Stored data entries
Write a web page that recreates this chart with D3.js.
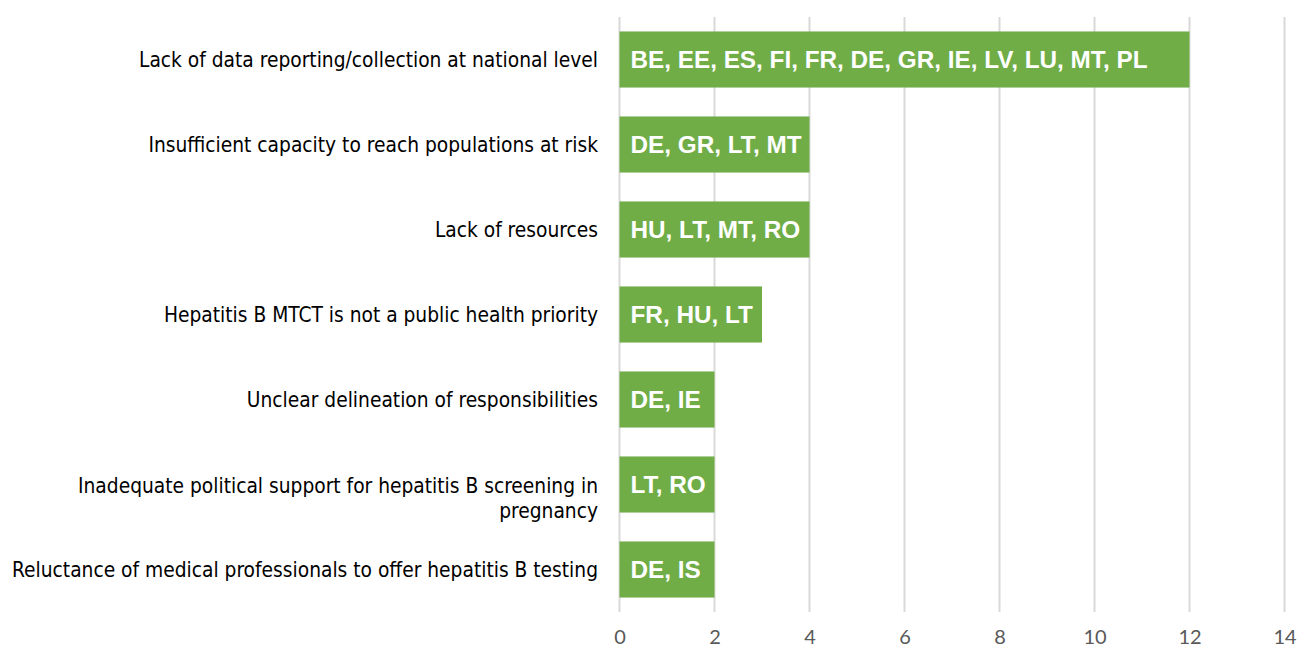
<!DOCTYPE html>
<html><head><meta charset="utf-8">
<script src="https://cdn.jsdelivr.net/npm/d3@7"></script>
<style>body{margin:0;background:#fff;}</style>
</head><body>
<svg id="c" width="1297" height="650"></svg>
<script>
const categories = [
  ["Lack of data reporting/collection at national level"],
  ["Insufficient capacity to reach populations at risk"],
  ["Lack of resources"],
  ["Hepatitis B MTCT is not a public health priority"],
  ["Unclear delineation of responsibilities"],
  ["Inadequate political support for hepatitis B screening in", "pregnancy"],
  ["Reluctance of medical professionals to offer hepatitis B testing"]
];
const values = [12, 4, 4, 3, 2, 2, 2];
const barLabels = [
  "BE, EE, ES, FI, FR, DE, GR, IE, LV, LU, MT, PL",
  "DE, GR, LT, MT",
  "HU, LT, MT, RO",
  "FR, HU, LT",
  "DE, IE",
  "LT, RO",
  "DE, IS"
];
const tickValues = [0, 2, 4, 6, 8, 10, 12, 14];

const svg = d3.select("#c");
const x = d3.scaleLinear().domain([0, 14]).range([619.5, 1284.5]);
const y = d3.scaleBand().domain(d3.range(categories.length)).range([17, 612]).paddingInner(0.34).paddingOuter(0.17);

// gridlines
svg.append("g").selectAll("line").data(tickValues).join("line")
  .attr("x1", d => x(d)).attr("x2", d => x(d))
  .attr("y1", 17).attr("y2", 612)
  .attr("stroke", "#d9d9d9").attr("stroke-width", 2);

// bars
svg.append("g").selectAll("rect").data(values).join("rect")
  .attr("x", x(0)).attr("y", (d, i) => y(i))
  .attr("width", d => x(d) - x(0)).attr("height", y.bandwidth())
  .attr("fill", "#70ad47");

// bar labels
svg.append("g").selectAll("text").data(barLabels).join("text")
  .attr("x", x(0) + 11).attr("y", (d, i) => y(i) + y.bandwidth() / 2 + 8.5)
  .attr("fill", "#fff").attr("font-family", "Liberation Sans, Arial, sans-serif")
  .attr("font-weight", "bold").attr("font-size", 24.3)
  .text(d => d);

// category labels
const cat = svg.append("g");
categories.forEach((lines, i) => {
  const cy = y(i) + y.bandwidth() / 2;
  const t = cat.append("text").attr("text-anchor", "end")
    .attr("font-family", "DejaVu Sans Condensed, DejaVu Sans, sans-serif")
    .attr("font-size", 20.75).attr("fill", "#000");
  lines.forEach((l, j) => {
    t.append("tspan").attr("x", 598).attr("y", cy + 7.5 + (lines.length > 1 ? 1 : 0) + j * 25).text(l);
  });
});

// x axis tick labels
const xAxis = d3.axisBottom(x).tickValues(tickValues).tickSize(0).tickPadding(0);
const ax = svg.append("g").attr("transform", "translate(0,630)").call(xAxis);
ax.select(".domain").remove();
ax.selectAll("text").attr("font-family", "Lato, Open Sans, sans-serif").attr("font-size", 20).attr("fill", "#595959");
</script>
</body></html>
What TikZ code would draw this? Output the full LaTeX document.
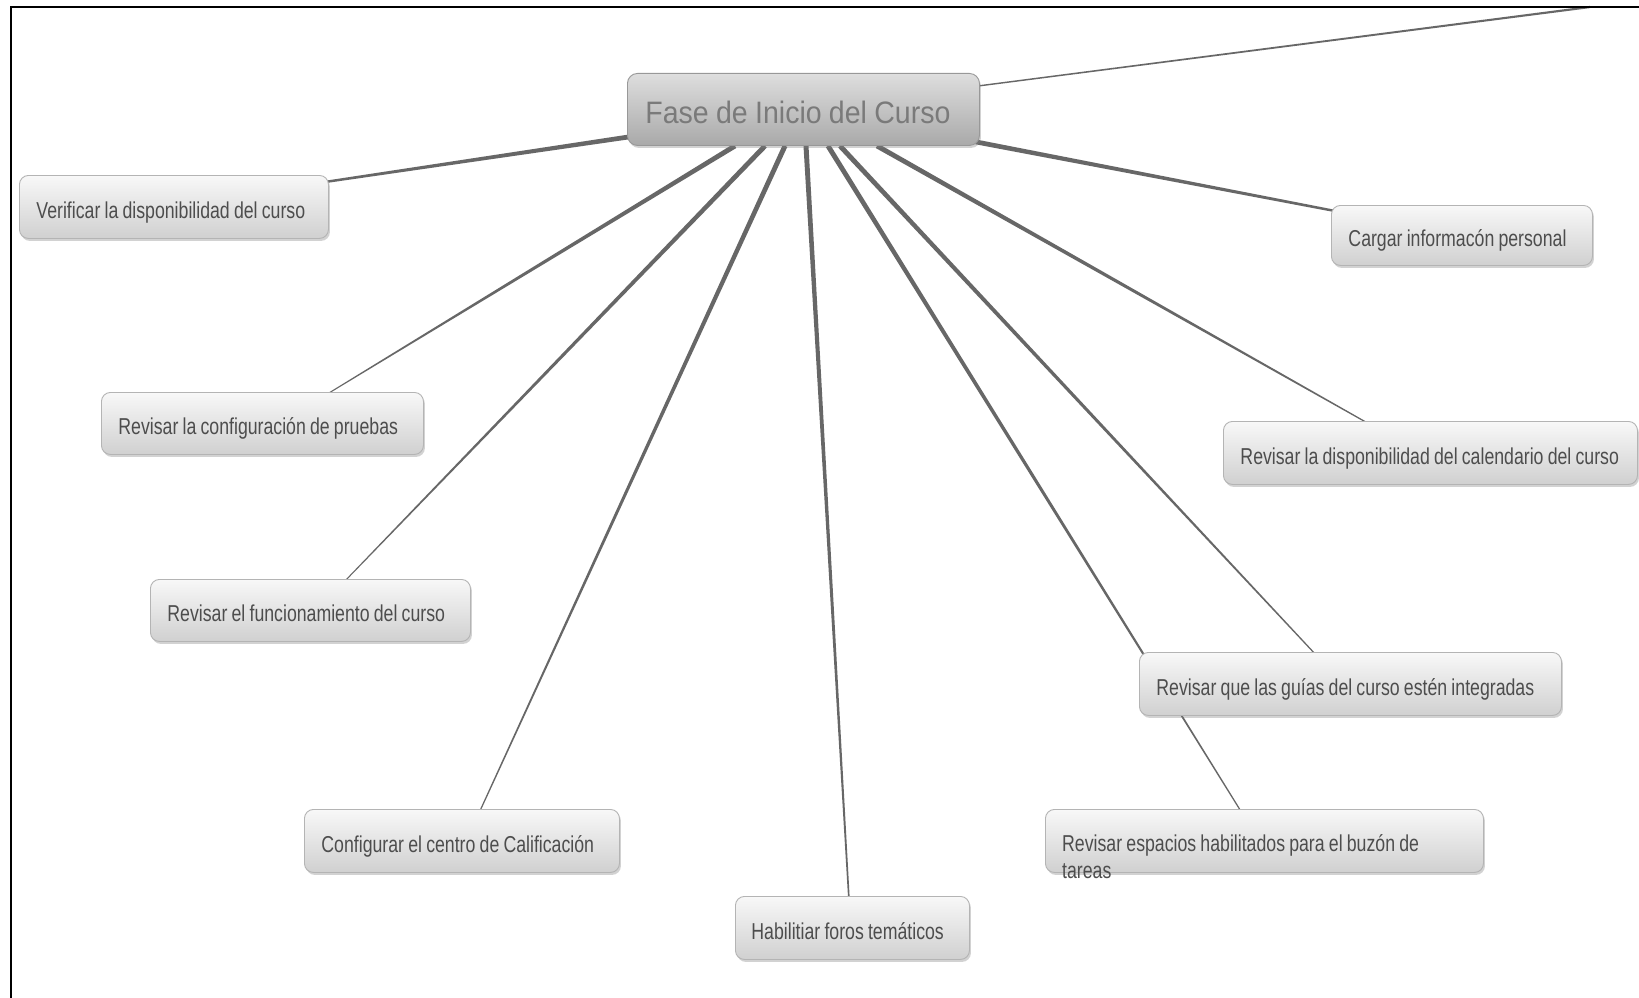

**DIRECTIONS FOR THIS TASK:** Quote each record exactly as it stands, minus the pictures.

**WORKED ANSWER:**
Write a web page that recreates this chart with D3.js.
<!DOCTYPE html>
<html><head><meta charset="utf-8">
<script src="https://cdn.jsdelivr.net/npm/d3@7"></script>
<style>body{margin:0;background:#fff;}</style>
</head><body>
<svg id="c" width="1297" height="650"></svg>
<script>
const categories = [
  ["Lack of data reporting/collection at national level"],
  ["Insufficient capacity to reach populations at risk"],
  ["Lack of resources"],
  ["Hepatitis B MTCT is not a public health priority"],
  ["Unclear delineation of responsibilities"],
  ["Inadequate political support for hepatitis B screening in", "pregnancy"],
  ["Reluctance of medical professionals to offer hepatitis B testing"]
];
const values = [12, 4, 4, 3, 2, 2, 2];
const barLabels = [
  "BE, EE, ES, FI, FR, DE, GR, IE, LV, LU, MT, PL",
  "DE, GR, LT, MT",
  "HU, LT, MT, RO",
  "FR, HU, LT",
  "DE, IE",
  "LT, RO",
  "DE, IS"
];
const tickValues = [0, 2, 4, 6, 8, 10, 12, 14];

const svg = d3.select("#c");
const x = d3.scaleLinear().domain([0, 14]).range([619.5, 1284.5]);
const y = d3.scaleBand().domain(d3.range(categories.length)).range([17, 612]).paddingInner(0.34).paddingOuter(0.17);

// gridlines
svg.append("g").selectAll("line").data(tickValues).join("line")
  .attr("x1", d => x(d)).attr("x2", d => x(d))
  .attr("y1", 17).attr("y2", 612)
  .attr("stroke", "#d9d9d9").attr("stroke-width", 2);

// bars
svg.append("g").selectAll("rect").data(values).join("rect")
  .attr("x", x(0)).attr("y", (d, i) => y(i))
  .attr("width", d => x(d) - x(0)).attr("height", y.bandwidth())
  .attr("fill", "#70ad47");

// bar labels
svg.append("g").selectAll("text").data(barLabels).join("text")
  .attr("x", x(0) + 11).attr("y", (d, i) => y(i) + y.bandwidth() / 2 + 8.5)
  .attr("fill", "#fff").attr("font-family", "Liberation Sans, Arial, sans-serif")
  .attr("font-weight", "bold").attr("font-size", 24.3)
  .text(d => d);

// category labels
const cat = svg.append("g");
categories.forEach((lines, i) => {
  const cy = y(i) + y.bandwidth() / 2;
  const t = cat.append("text").attr("text-anchor", "end")
    .attr("font-family", "DejaVu Sans Condensed, DejaVu Sans, sans-serif")
    .attr("font-size", 20.75).attr("fill", "#000");
  lines.forEach((l, j) => {
    t.append("tspan").attr("x", 598).attr("y", cy + 7.5 + (lines.length > 1 ? 1 : 0) + j * 25).text(l);
  });
});

// x axis tick labels
const xAxis = d3.axisBottom(x).tickValues(tickValues).tickSize(0).tickPadding(0);
const ax = svg.append("g").attr("transform", "translate(0,630)").call(xAxis);
ax.select(".domain").remove();
ax.selectAll("text").attr("font-family", "Lato, Open Sans, sans-serif").attr("font-size", 20).attr("fill", "#595959");
</script>
</body></html>
What TikZ code would draw this? Output the full LaTeX document.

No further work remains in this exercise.